German media refers to “Polish” death camp - again
PR dla Zagranicy
Polish diplomats have said they will protest after a German newspaper described the Sobibor German Nazi WWII death camp as a “Polish” camp.
Azymut (Rafał M. Socha), Wikimedia Commons, CC BY-SA 4.0
Describing an exhibition by Otto Freundlich, a painter and sculptor of Jewish origin, the German Badische Zeitung daily said that he was killed in a “Polish” camp in 1943.
Poland’s Consul General in Munich, Andrzej Osiak, told Polish Radio that diplomats would “intervene in this matter.”
Anna Wawrzyszko, vice-president of a Polish association in Germany, said: "Writing about a ‘Polish’ camp today, when we mark the National Day of Remembrance of Victims of German Nazi Concentration Camps and Extermination Camps, is extremely distressing for Poles."
The use of the term “Polish concentration camp” by international media outlets has sparked numerous complaints from Poland in recent years, prompting some news agencies to change their style guidelines.
In 2007, following a Polish request, the World Heritage Committee attempted to clarify the matter by listing the Auschwitz camp as a “German Nazi Concentration and Extermination Camp”.

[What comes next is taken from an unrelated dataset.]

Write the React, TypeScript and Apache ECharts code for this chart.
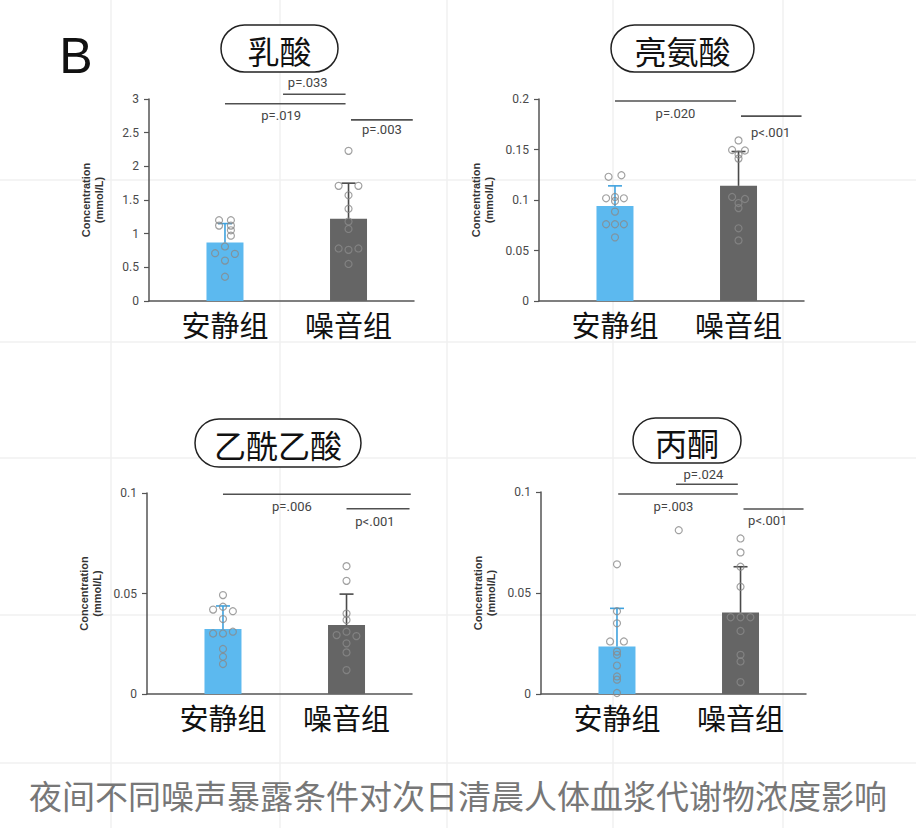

A group of Polish and German historians and geographers last month appealed to German publishers to remove “unacceptable” references to “Polish death camps” from school textbooks.
Poland was under German occupation from 1939 to 1945 and there were only German Nazi – and not “Polish” – concentration, labour and extermination camps, said the group, known as the Joint Polish-German Textbook Commission.